272405 Toward a Systematic Coarse Grained Model of Phase Behavior in Assemblies of Colloidal Particles

Monday, October 29, 2012
Hall B (Convention Center )
Ray M. Sehgal1, David Ford1 and Dimitrios Maroudas2, (1)Chemical Engineering, University of Massachusetts Amherst, Amherst, MA, (2)Chemical Engineering, University of Massachusetts Amherst, Amhest, MA

The self- and directed-assembly of finite sets of colloidal (nano- to micro- scale) particles into structures within materials and devices is an emerging paradigm with wide-ranging technological impact. These finite systems consist of a very small number of interacting particles, ~10 to ~100, and, as such, these systems cannot be considered infinite in the sense of traditional macroscopic thermodynamics. Thermodynamically small systems have been the subject of intensive theoretical study over the past two decades. In such small systems, the nature of their phases and the corresponding phase transitions are of particular interest. In this poster presentation, we report results of a systematic investigation of the phase behavior of finite colloidal systems, consisting of particles that interact via a hard-core and a depletion-attraction potential. We have studied the order-to-disorder phase behavior over a broad range of parameter space with parameters that include the system size of the colloidal assembly, expressed by the number of particles N in the assembly, and the inter-particle interaction strength, which is controlled by the depletant osmotic pressure Π/kT. To provide a description of the phase behavior of the system at a single point in parameter space, we have constructed free-energy landscapes (FELs) based on Monte Carlo umbrella sampling (MC-US) according to experimentally derived interparticle interaction potentials.
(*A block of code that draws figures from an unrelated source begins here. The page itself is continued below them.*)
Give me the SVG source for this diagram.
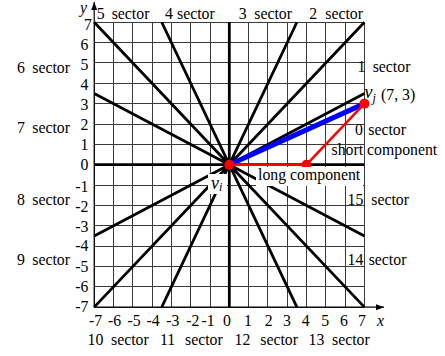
<svg xmlns="http://www.w3.org/2000/svg" width="445" height="356" viewBox="0 0 445 356" font-family="'Liberation Serif', 'DejaVu Serif', serif">
<style>
text{font-family:'Liberation Serif','DejaVu Serif',serif;font-size:15.8px;fill:#000}
.it{font-style:italic}
.grid{stroke:#3a3a3a;stroke-width:1;fill:none;shape-rendering:crispEdges}
.sec{stroke:#000;stroke-width:2.8;fill:none;stroke-linecap:butt}
.ax{stroke:#000;stroke-width:1.2;fill:none}
.yl{text-anchor:end}
.xl{text-anchor:middle}
</style>
<defs>
<marker id="arr" markerUnits="userSpaceOnUse" markerWidth="9" markerHeight="7" refX="8" refY="3" orient="auto">
<path d="M0,0 L8,3 L0,6 z" fill="#000"/>
</marker>
</defs>
<rect width="445" height="356" fill="#fff"/>
<g id="grid">
<path class="grid" d="M94.2,22.25V307.15M113.5,22.25V307.15M132.8,22.25V307.15M152.1,22.25V307.15M171.4,22.25V307.15M190.7,22.25V307.15M210,22.25V307.15M248.6,22.25V307.15M267.9,22.25V307.15M287.2,22.25V307.15M306.5,22.25V307.15M325.8,22.25V307.15M345.1,22.25V307.15M364.4,22.25V307.15M94.2,22.25H364.4M94.2,42.6H364.4M94.2,62.95H364.4M94.2,83.3H364.4M94.2,103.65H364.4M94.2,124H364.4M94.2,144.35H364.4M94.2,185.05H364.4M94.2,205.4H364.4M94.2,225.75H364.4M94.2,246.1H364.4M94.2,266.45H364.4M94.2,286.8H364.4M94.2,307.15H364.4"/>
</g>
<g id="axes">
<line class="ax" x1="94.2" y1="307.15" x2="94.2" y2="2" marker-end="url(#arr)"/>
<line class="ax" x1="94.2" y1="307.15" x2="384" y2="307.15" marker-end="url(#arr)"/>
</g>
<g id="connectors">
<path class="sec" d="M229.3,22.25V307.15M94.2,164.7H364.4"/>
<path class="sec" d="M229.3,164.7L364.4,22.25M229.3,164.7L296.9,22.25M229.3,164.7L161.75,22.25M229.3,164.7L94.2,22.25M229.3,164.7L94.2,93.5M229.3,164.7L94.2,235.9M229.3,164.7L94.2,307.15M229.3,164.7L161.75,307.15M229.3,164.7L296.9,307.15M229.3,164.7L364.4,307.15M229.3,164.7L364.4,235.9M229.3,164.7L364.4,93.5"/>
<line x1="229.3" y1="164.7" x2="364.4" y2="103.65" stroke="#0000ff" stroke-width="5"/>
<path d="M229.3,164.7H306.5L364.4,103.65" stroke="#ff0000" stroke-width="2.5" fill="none" stroke-linejoin="round"/>
</g>
<g id="node-vi">
<rect x="208" y="174" width="19" height="20" fill="#fff"/>
<circle cx="229.3" cy="164.7" r="5" fill="#ff0000"/>
<text x="211" y="188.5"><tspan class="it" font-size="18">v</tspan><tspan class="it" font-size="12" dy="2.5">i</tspan></text>
</g>
<g id="node-mid">
<circle cx="306.5" cy="164.7" r="5" fill="#ff0000"/>
</g>
<g id="node-vj">
<circle cx="364.4" cy="103.65" r="5" fill="#ff0000"/>
<text x="364.5" y="98"><tspan class="it" font-size="18">v</tspan><tspan class="it" font-size="12" dy="4">j</tspan><tspan x="381" dy="-2.5">(7, 3)</tspan></text>
</g>
<g id="labels">
<rect x="256" y="167" width="107" height="19" fill="#fff"/>
<text x="258" y="180">long component</text>
<text x="331.5" y="155">short component</text>
<text y="135"><tspan x="355">0</tspan><tspan x="368.3">sector</tspan></text>
<text y="72"><tspan x="357.5">1</tspan><tspan x="372.7">sector</tspan></text>
<text y="19"><tspan x="309.3">2</tspan><tspan x="325.3">sector</tspan></text>
<text y="19"><tspan x="238.7">3</tspan><tspan x="254.3">sector</tspan></text>
<text y="19"><tspan x="165">4</tspan><tspan x="177">sector</tspan></text>
<text y="19"><tspan x="96.7">5</tspan><tspan x="111.7">sector</tspan></text>
<text y="73"><tspan x="17">6</tspan><tspan x="32.3">sector</tspan></text>
<text y="133"><tspan x="17">7</tspan><tspan x="32.3">sector</tspan></text>
<text y="204.7"><tspan x="17">8</tspan><tspan x="32.3">sector</tspan></text>
<text y="264.7"><tspan x="17">9</tspan><tspan x="32.3">sector</tspan></text>
<text y="344.7"><tspan x="87.5">10</tspan><tspan x="111">sector</tspan></text>
<text y="344.7"><tspan x="160">11</tspan><tspan x="185">sector</tspan></text>
<text y="344.7"><tspan x="234.5">12</tspan><tspan x="260.3">sector</tspan></text>
<text y="344.7"><tspan x="308.5">13</tspan><tspan x="332">sector</tspan></text>
<text y="264.7"><tspan x="347.5">14</tspan><tspan x="368.7">sector</tspan></text>
<text y="205.3"><tspan x="347.5">15</tspan><tspan x="371.3">sector</tspan></text>
</g>
<g id="ticks-y">
<text class="yl" x="92" y="30">7</text>
<text class="yl" x="88.5" y="50">6</text>
<text class="yl" x="88.5" y="70">5</text>
<text class="yl" x="88.5" y="90">4</text>
<text class="yl" x="88.5" y="110">3</text>
<text class="yl" x="88.5" y="130">2</text>
<text class="yl" x="88.5" y="150">1</text>
<text class="yl" x="88.5" y="170">0</text>
<text class="yl" x="88.5" y="192">-1</text>
<text class="yl" x="88.5" y="211.5">-2</text>
<text class="yl" x="88.5" y="231.5">-3</text>
<text class="yl" x="88.5" y="251">-4</text>
<text class="yl" x="88.5" y="271.5">-5</text>
<text class="yl" x="88.5" y="291.5">-6</text>
<text class="yl" x="88.5" y="311.5">-7</text>
<text class="it" x="80" y="12.8" font-size="13.5">y</text>
</g>
<g id="ticks-x">
<text class="xl" x="95.5" y="326">-7</text>
<text class="xl" x="114.5" y="326">-6</text>
<text class="xl" x="134" y="326">-5</text>
<text class="xl" x="153" y="326">-4</text>
<text class="xl" x="172.8" y="326">-3</text>
<text class="xl" x="192.8" y="326">-2</text>
<text class="xl" x="208" y="326">-1</text>
<text class="xl" x="227" y="326">0</text>
<text class="xl" x="248" y="326">1</text>
<text class="xl" x="268.7" y="326">2</text>
<text class="xl" x="287" y="326">3</text>
<text class="xl" x="305.7" y="326">4</text>
<text class="xl" x="325.3" y="326">5</text>
<text class="xl" x="344" y="326">6</text>
<text class="xl" x="362" y="326">7</text>
<text class="it" x="377" y="326">x</text>
</g>
</svg>
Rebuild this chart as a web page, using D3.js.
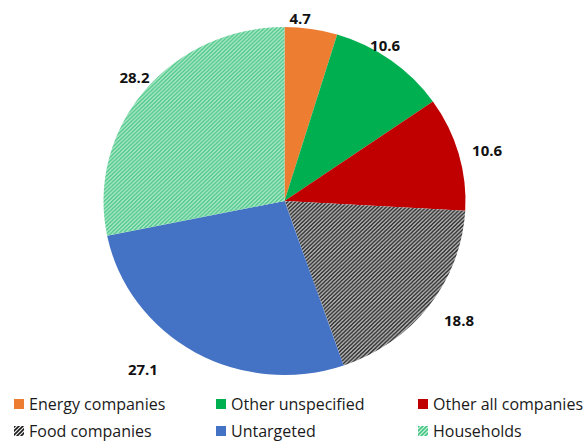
<!DOCTYPE html>
<html>
<head>
<meta charset="utf-8">
<script src="https://cdn.jsdelivr.net/npm/d3@7"></script>
<style>
  html, body { margin: 0; padding: 0; background: #fff; }
  svg { display: block; }
</style>
</head>
<body>
<svg id="chart" width="584" height="442"></svg>
<script>
// Shares by target group (percent), clockwise from 12 o'clock
const categories = ["Energy companies", "Other unspecified", "Other all companies", "Food companies", "Untargeted", "Households"];
const shares = [4.7, 10.6, 10.6, 18.8, 27.1, 28.2];
const valueLabels = ["4.7", "10.6", "10.6", "18.8", "27.1", "28.2"];

// Fill per slice: solid colour or a striped pattern id
const fills = ["#ED7D31", "#00B050", "#C00000", "url(#stripeDark)", "#4472C4", "url(#stripeGreen)"];
// Label nudges (px) away from the default outside position
const labelNudge = [[-13, 3], [-14, -4], [15, 0], [19, 6], [-45, 5], [1, -5]];

const svg = d3.select("#chart");
const defs = svg.append("defs");

function stripePattern(id, bg, fg, w) {
  const p = defs.append("pattern")
    .attr("id", id)
    .attr("patternUnits", "userSpaceOnUse")
    .attr("width", 4).attr("height", 4);
  p.append("rect").attr("width", 4).attr("height", 4).attr("fill", bg);
  p.append("path")
    .attr("d", "M-1,1 L1,-1 M0,4 L4,0 M3,5 L5,3")
    .attr("stroke", fg).attr("stroke-width", w);
}
stripePattern("stripeDark", "#f2f2f2", "#1a1a1a", 1.6);
stripePattern("stripeGreen", "#d2f5e2", "#45c583", 1.6);

const cx = 284.5, cy = 201, rx = 181, ry = 174;
const pie = d3.pie().sort(null).value(d => d)(shares);
const arc = d3.arc().innerRadius(0).outerRadius(rx);

const g = svg.append("g")
  .attr("transform", `translate(${cx},${cy}) scale(1,${ry / rx})`);

g.selectAll("path.slice")
  .data(pie)
  .join("path")
  .attr("class", "slice")
  .attr("d", arc)
  .attr("fill", (d, i) => fills[i]);

// Value labels placed just outside each slice
const gap = 14;
svg.append("g")
  .selectAll("text")
  .data(pie)
  .join("text")
  .attr("x", (d, i) => {
    const a = (d.startAngle + d.endAngle) / 2;
    return cx + (rx + gap) * Math.sin(a) + labelNudge[i][0];
  })
  .attr("y", (d, i) => {
    const a = (d.startAngle + d.endAngle) / 2;
    return cy - (ry + gap) * Math.cos(a) + labelNudge[i][1];
  })
  .attr("text-anchor", "middle")
  .attr("dominant-baseline", "central")
  .attr("font-family", "'Open Sans', 'Noto Sans', sans-serif")
  .attr("font-weight", "bold")
  .attr("font-size", 15)
  .attr("fill", "#111")
  .text((d, i) => valueLabels[i]);

// Legend: three columns, two rows
const colX = [14, 216, 418];
const rowY = [404, 431];
const legend = svg.append("g")
  .selectAll("g")
  .data(categories)
  .join("g")
  .attr("transform", (d, i) => `translate(${colX[i % 3]},${rowY[Math.floor(i / 3)]})`);

legend.append("rect")
  .attr("x", 0).attr("y", -5)
  .attr("width", 10).attr("height", 10)
  .attr("fill", (d, i) => fills[i]);

legend.append("text")
  .attr("x", 15).attr("y", 0)
  .attr("dominant-baseline", "central")
  .attr("font-family", "'Open Sans', 'Noto Sans', sans-serif")
  .attr("font-size", 16)
  .attr("fill", "#1a1a1a")
  .text(d => d);
</script>
</body>
</html>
A coarse grained representation of the thermodynamically small system is required for the implementation of MC-US and the construction of meaningful FELs. This coarse grained model allows for reducing the description of the system from a 3N-dimensional (3N-D) representation into a much coarser description with a much lower dimensionality. In order to perform this dimensionality reduction rigorously and systematically, we have applied the diffusion mapping approach to systems of colloidal particle clusters with data sets provided by Brownian-dynamics simulations. We have found that the dynamics of phase behavior of these systems can be described satisfactorily by a reduced dimensionality of two, which enables a 2-D coarse description of the phase behavior of such colloidal clusters. The two coarse variables that we have chosen for our analysis of phase behavior are the radius of gyration of the cluster, Rg*, and the order parameter <C6>, which expresses the average number of hexagonally close packed particles around each particle in the cluster; these coarse variables provide good metrics of the density and morphology of the cluster (Rg*), as well as the cluster order or degree of crystallinity (<C6>).

We have used this coarse grained model to create FELs over a broad range of parameter space. These computed FELs provide a comprehensive description of the phase behavior of colloidal clusters and allow us to describe the effects of the interparticle interaction strength and the cluster size on the phase behavior as the system approaches the bulk thermodynamic limit. In very small clusters, only a single liquid-like phase is found to be stable. However, as the cluster size increases, a second ordered phase emerges in coexistence with the liquid-like phase; this second stable phase at increased cluster size is a crystalline phase. The onset of stability of this crystalline phase corresponds to the size of a critical crystalline nucleus and marks the onset of crystallization in colloidal particle assemblies.